Argumentation des Klägers
- Der Kläger sehe sich als Tattoodesigner und Tätowierkünstler.
- Sein Arbeitsprozess sei eine kreative und eigenschöpferische Tätigkeit, bei der er keine vorgefertigten Motive verwende.
- Jedes Tattoo werde individuell entworfen und nur ein einziges Mal gestochen.
- Er nehme mit seinen Motiven an Ausstellungen und Wettbewerben teil, was den künstlerischen Charakter seiner Arbeit unterstreiche.
Argumentation des Finanzamts
- Trotz kreativer Elemente sei die Tätigkeit handwerklich geprägt, da der Schwerpunkt auf der manuell-technischen Umsetzung liege.
- Tätowierungen seien als Gebrauchskunst einzuordnen, die sich durch Auftrags- und Weisungsgebundenheit auszeichne.
- Eine steuerrechtlich relevante künstlerische Tätigkeit liege daher nicht vor.
Entscheidung des Finanzgerichts Düsseldorf
Der 4. Senat gab der Klage statt und hob den Gewerbesteuermessbescheid auf. Das Gericht stellte fest, dass die Tätowierkunst des Klägers eine künstlerische Tätigkeit im Sinne des § 18 Abs. 1 Nr. 1 Satz 2 EStG darstellt.
- Einstufung als zweckfreie Kunst
- Die Tätowierungen des Klägers seien mit Gemälden vergleichbar, da ihnen kein Gebrauchswert jenseits der ästhetischen Gestaltung zukomme.
- Die Einordnung als zweckfreie Kunst führe dazu, dass die Tätigkeit als künstlerisch einzustufen sei.
- Ungeeignetheit der Weisungsgebundenheit als Abgrenzungskriterium
- Die Differenzierung zwischen Auftragsarbeiten und freier Kunst sei nicht entscheidend.
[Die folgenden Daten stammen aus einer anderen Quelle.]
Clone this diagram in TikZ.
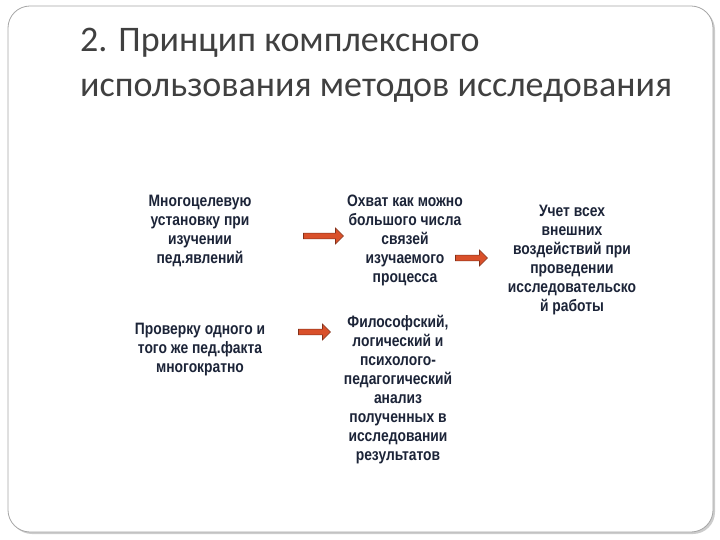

- Auch auftragsgebundene Kunstwerke könnten als zweckfreie Kunst gelten.
- Gebrauchskunst als künstlerische Tätigkeit
- Selbst wenn Tätowierungen als Gebrauchskunst einzustufen wären, handele es sich nach überzeugung des Senats um eine künstlerische Tätigkeit.
- Kunstfreiheit nach dem Grundgesetz
- Eine Verneinung der Eigenschöpferischen Leistung eines Tätowierers würde einer unzulässigen Unterscheidung zwischen „hoher“ und „niederer“ Kunst gleichkommen.
- Dies widerspräche dem grundgesetzlichen Schutz der Kunstfreiheit.
Auswirkungen auf die Praxis
- Tätowierer können als Künstler anerkannt werden und müssen in diesem Fall keine Gewerbesteuer zahlen.
- Die individuelle Gestaltung und Eigenschöpferische Leistung ist ein wesentliches Kriterium für die steuerrechtliche Anerkennung.
- Weisungsgebundenheit ist kein ausreichendes Kriterium, um eine künstlerische Tätigkeit zu verneinen.
- Dieses Urteil könnte weitreichende Auswirkungen auf die steuerliche Einordnung kreativer Berufe haben.
Fazit
Das FG Düsseldorf hat mit diesem Urteil eine wegweisende Entscheidung für die steuerliche Behandlung von Tätowierern getroffen. Die Einstufung als freiberufliche künstlerische Tätigkeit entlastet Betroffene von der Gewerbesteuer und stärkt die Anerkennung von Tätowierungen als Kunstform.
Das Urteil ist noch nicht rechtskräftig. Die Revision wurde zugelassen.